There has been a resurgence of interest in the Agrarian question in the developing world, especially in Latin America. Colombia’s development trajectory cannot be fully understood without paying serious attention to the unresolved agrarian question.
My thesis explores the negotiations that took place between the government and the agrarian movements in the aftermath of the 2013-2014 national strikes. For the first time in decades in Colombia, the national government agreed to negotiate with the representatives of the peasant, indigenous and African-Colombian peoples, the country’s poorest and most marginalised communities.

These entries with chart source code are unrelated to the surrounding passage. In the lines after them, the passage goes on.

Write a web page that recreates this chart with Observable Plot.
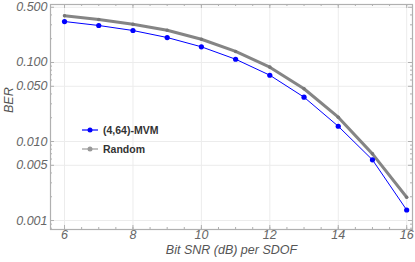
<!DOCTYPE html>
<html>
<head>
<meta charset="utf-8">
<script src="https://cdn.jsdelivr.net/npm/d3@7"></script>
<script src="https://cdn.jsdelivr.net/npm/@observablehq/plot@0.6"></script>
<style>
  html, body { margin: 0; padding: 0; background: #fff; }
  #wrap { position: relative; width: 415px; height: 262px; }
  #legend { position: absolute; left: 82px; top: 120px; font-family: "Liberation Sans", Arial, sans-serif; font-weight: bold; font-size: 10.5px; color: #333; }
  .row { display: flex; align-items: center; height: 19px; }
  .row svg { margin-right: 5px; }
</style>
</head>
<body>
<div id="wrap"></div>
<script>
const snr = [6, 7, 8, 9, 10, 11, 12, 13, 14, 15, 16];
const berMVM = [0.330, 0.294, 0.254, 0.207, 0.158, 0.110, 0.069, 0.0364, 0.0156, 0.00586, 0.00136];
const berRandom = [0.390, 0.350, 0.305, 0.256, 0.197, 0.138, 0.0873, 0.0465, 0.0203, 0.00698, 0.00197];
const seriesNames = ["(4,64)-MVM", "Random"];
const xTicks = [6, 8, 10, 12, 14, 16];
const yTicks = [0.001, 0.005, 0.01, 0.05, 0.1, 0.5];
const yTickLabels = ["0.001", "0.005", "0.010", "0.050", "0.100", "0.500"];
const xLabel = "Bit SNR (dB) per SDOF";
const yLabel = "BER";

const mvm = snr.map((x, i) => ({x, y: berMVM[i]}));
const rnd = snr.map((x, i) => ({x, y: berRandom[i]}));
const yLab = yTicks.map((y, i) => ({y, label: yTickLabels[i]}));
const minorX = d3.range(12, 33).map(v => v / 2);
const minorY = [];
for (let e = -4; e <= 0; e++) for (let m = 1; m <= 9; m++) {
  const v = m * Math.pow(10, e);
  if (v > 0.00077 && v < 0.542 && !yTicks.some(t => Math.abs(t - v) < 1e-12)) minorY.push(v);
}

const W = 415, H = 262, ML = 50, MR = 3, MT = 4, MB = 33;
const FW = W - ML - MR, FH = H - MT - MB;
const frameCol = "#b0b0b0";
const txt = {fontFamily: "Liberation Sans, Arial, sans-serif", fill: "#666", fontStyle: "italic"};

const chart = Plot.plot({
  width: W, height: H,
  marginLeft: ML, marginRight: MR, marginTop: MT, marginBottom: MB,
  style: {fontFamily: "Liberation Sans, Arial, sans-serif", fontSize: "12px", background: "#fff"},
  x: {domain: [5.59, 16.17], axis: null},
  y: {type: "log", domain: [0.00077, 0.542], axis: null},
  marks: [
    Plot.gridX(xTicks, {stroke: "#ececec", strokeOpacity: 1}),
    Plot.gridY(yTicks, {stroke: "#ececec", strokeOpacity: 1}),
    // minor ticks
    Plot.tickX(minorX, {insetTop: FH - 2, stroke: frameCol}),
    Plot.tickX(minorX, {insetBottom: FH - 2, stroke: frameCol}),
    Plot.tickY(minorY, {insetRight: FW - 2, stroke: frameCol}),
    Plot.tickY(minorY, {insetLeft: FW - 2, stroke: frameCol}),
    // major ticks
    Plot.tickX(xTicks, {insetTop: FH - 4, stroke: frameCol}),
    Plot.tickX(xTicks, {insetBottom: FH - 4, stroke: frameCol}),
    Plot.tickY(yTicks, {insetRight: FW - 4, stroke: frameCol}),
    Plot.tickY(yTicks, {insetLeft: FW - 4, stroke: frameCol}),
    Plot.frame({stroke: frameCol, strokeWidth: 1.2}),
    Plot.text(xTicks, {x: d => d, text: d => String(d), frameAnchor: "bottom", lineAnchor: "top", dy: 1, fontSize: 12.5, ...txt}),
    Plot.text(yLab, {y: "y", text: "label", frameAnchor: "left", textAnchor: "end", dx: -3, fontSize: 12.5, ...txt}),
    Plot.line(rnd, {x: "x", y: "y", stroke: "#858585", strokeWidth: 3}),
    Plot.dot(rnd, {x: "x", y: "y", r: 1.8, fill: "#777"}),
    Plot.line(mvm, {x: "x", y: "y", stroke: "#0000ff", strokeWidth: 1}),
    Plot.dot(mvm, {x: "x", y: "y", r: 2.6, fill: "#0000ff"}),
    Plot.text([xLabel], {frameAnchor: "bottom", dy: 24.5, fontSize: 12.5, ...txt, fill: "#555"}),
    Plot.text([yLabel], {frameAnchor: "left", dx: -42, dy: -4, rotate: -90, fontSize: 12.5, ...txt, fill: "#555"})
  ]
});
const wrap = document.getElementById("wrap");
wrap.appendChild(chart);

const legend = document.createElement("div");
legend.id = "legend";
const swatches = [
  {color: "#0000ff", w: 1.2, r: 2.5},
  {color: "#999", w: 1.2, r: 2.5}
];
seriesNames.forEach((name, i) => {
  const row = document.createElement("div");
  row.className = "row";
  const s = swatches[i];
  row.innerHTML = `<svg width="16" height="8"><line x1="0" y1="4" x2="16" y2="4" stroke="${s.color}" stroke-width="${s.w}"/><circle cx="8" cy="4" r="${s.r}" fill="${s.color}"/></svg><span>${name}</span>`;
  legend.appendChild(row);
});
wrap.appendChild(legend);
</script>
</body>
</html>
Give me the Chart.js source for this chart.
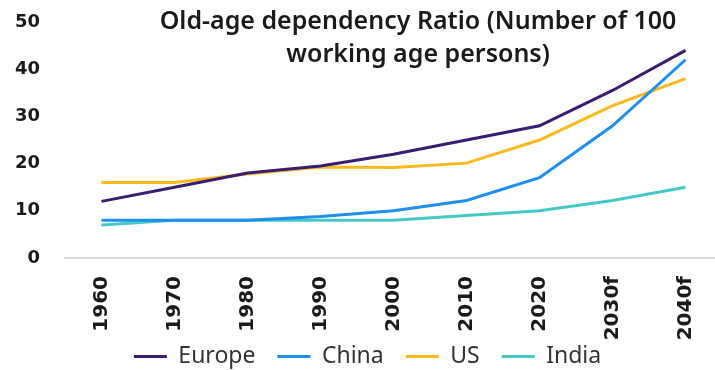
<!DOCTYPE html>
<html>
<head>
<meta charset="utf-8">
<script src="https://cdn.jsdelivr.net/npm/chart.js@4.4.1/dist/chart.umd.min.js"></script>
<style>
  html, body { margin: 0; padding: 0; background: #fff; overflow: hidden; }
</style>
</head>
<body>
<canvas id="chart-area" width="722" height="370"></canvas>
<script>
var years = ['1960', '1970', '1980', '1990', '2000', '2010', '2020', '2030f', '2040f'];
var europe = [12, 15, 18, 19.5, 22, 25, 28, 35.5, 44];
var china = [8, 8, 8, 8.8, 10, 12.2, 17, 28, 42];
var us = [16, 16, 17.8, 19.3, 19.2, 20.1, 25, 32.3, 38];
var india = [7, 8, 8, 8, 8, 9, 10, 12.2, 15];
var yTicks = [0, 10, 20, 30, 40, 50];
var titleLines = ['Old-age dependency Ratio (Number of 100', 'working age persons)'];

var textFont = "'Noto Sans', sans-serif";
var tickFont = "'DejaVu Sans', sans-serif";
var legendPad = 22;

// title sits inside the plot area, so draw it by hand
var titlePlugin = {
  id: 'innerTitle',
  afterDraw: function(chart) {
    var ctx = chart.ctx;
    ctx.save();
    ctx.font = '600 25px ' + textFont;
    ctx.fillStyle = '#1a1a1a';
    ctx.textAlign = 'center';
    ctx.textBaseline = 'middle';
    ctx.fillText(titleLines[0], 418, 22);
    ctx.fillText(titleLines[1], 418, 55);
    ctx.restore();
  }
};

window.onload = function() {
  var ctx = document.getElementById('chart-area').getContext('2d');
  var line = function(label, data, color) {
    return {
      label: label,
      data: data,
      borderColor: color,
      backgroundColor: color,
      borderWidth: 3,
      pointRadius: 0,
      tension: 0,
      fill: false
    };
  };
  var config = {
    type: 'line',
    data: {
      labels: years,
      datasets: [
        line('Europe', europe, '#3a1c71'),
        line('China', china, '#1e8ef0'),
        line('US', us, '#fbb91e'),
        line('India', india, '#45c9c6')
      ]
    },
    plugins: [titlePlugin],
    options: {
      responsive: false,
      animation: false,
      layout: { padding: { left: 13, right: 0, top: 22, bottom: -8 } },
      plugins: {
        title: { display: false },
        tooltip: { enabled: false },
        legend: {
          position: 'bottom',
          labels: {
            usePointStyle: true,
            pointStyle: 'line',
            pointStyleWidth: 33,
            padding: legendPad,
            color: '#333',
            font: { family: textFont, size: 23 }
          }
        }
      },
      scales: {
        x: {
          offset: true,
          grid: { display: false, drawTicks: false },
          border: { display: true, color: '#d9d9d9', width: 2 },
          ticks: {
            minRotation: 90,
            maxRotation: 90,
            padding: 18,
            color: '#1a1a1a',
            font: { family: tickFont, size: 20, weight: 'bold' }
          },
          afterFit: function(axis) {
            // labels hang down into the legend band, so don't clip them
            axis.height = 87 - legendPad;
            axis.paddingLeft = 0;
            axis.paddingRight = 0;
            axis._computeLabelArea = function() {};
          }
        },
        y: {
          min: 0,
          max: 50,
          afterBuildTicks: function(axis) {
            axis.ticks = yTicks.map(function(v) { return { value: v }; });
          },
          afterFit: function(axis) {
            axis.width = 52;
            axis.paddingTop = 0;
            axis.paddingBottom = 0;
          },
          grid: { display: false, drawTicks: false },
          border: { display: false },
          ticks: {
            padding: 25,
            color: '#1a1a1a',
            font: { family: tickFont, size: 18, weight: 'bold' }
          }
        }
      }
    }
  };
  window.myLine = new Chart(ctx, config);
};
</script>
</body>
</html>
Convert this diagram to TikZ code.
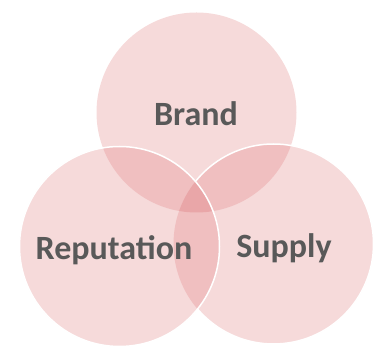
\documentclass[tikz,border=0pt]{standalone}
\usepackage{fontspec}
\setsansfont{Carlito}
\definecolor{vnSingle}{RGB}{246,218,218}
\definecolor{vnDouble}{RGB}{240,191,192}
\definecolor{vnTriple}{RGB}{233,166,168}
\definecolor{vnText}{RGB}{89,89,89}
\begin{document}
\begin{tikzpicture}[x=1pt, y=1pt,
    lbl/.style={font=\sffamily\bfseries\fontsize{34}{40}\selectfont,
                text=vnText, anchor=base, inner sep=0pt},
    rim/.style={draw=white, line width=1.5pt}]
  \useasboundingbox (0,0) rectangle (383,350);
  \def\rad{100pt}
  \coordinate (cB) at (196.5,237.5);
  \coordinate (cR) at (119.5,103.5);
  \coordinate (cS) at (273.5,106);
  % top and right circles
  \fill[vnSingle] (cB) circle[radius=\rad];
  \fill[vnSingle] (cS) circle[radius=\rad];
  \begin{scope}
    \clip (cB) circle[radius=\rad];
    \fill[vnDouble] (cS) circle[radius=\rad];
  \end{scope}
  \draw[rim] (cS) circle[radius=\rad];
  % left circle on top
  \begin{scope}
    \clip (cR) circle[radius=\rad];
    \fill[vnSingle] (cR) circle[radius=\rad];
    \fill[vnDouble] (cB) circle[radius=\rad];
    \fill[vnDouble] (cS) circle[radius=\rad];
    \clip (cB) circle[radius=\rad];
    \fill[vnTriple] (cS) circle[radius=\rad];
  \end{scope}
  \draw[rim] (cR) circle[radius=\rad];
  % labels
  \node[lbl] (brand) at (196,224) {Brand};
  \node[lbl] (reputation) at (114,90) {Reputation};
  \node[lbl] (supply) at (284,92) {Supply};
\end{tikzpicture}
\end{document}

In this context, my research addresses the following questions: (1) what are the alternative narratives of food provision that emerged in the agrarian strikes and negotiations in Colombia in the period 2013-2016? (2) To what extent have new coalitions of agrarian movements emerged around alternative narratives of food provision? (3) How are alternative narratives interfacing with dominant ones, and what are the potential outcomes for agrarian policy?
In studying the emergence of two national agrarian movements, the thesis argues that the debates on food provisioning – who produces what and who consumes what, where and with what effects – have become central, and that the different actors involved in them – agrarian movements, the state, and the food industry – have different and often competing visions.
Conceptually, my work goes on to argue that the agrarian question, beyond its conventional formulation, could be reframed as a question of food. In addition to being a contribution to scholarship on the Agrarian question in Colombia, the thesis addresses key issues for sustainable rural development, agri-food systems and the future of the peace-agreement implementation.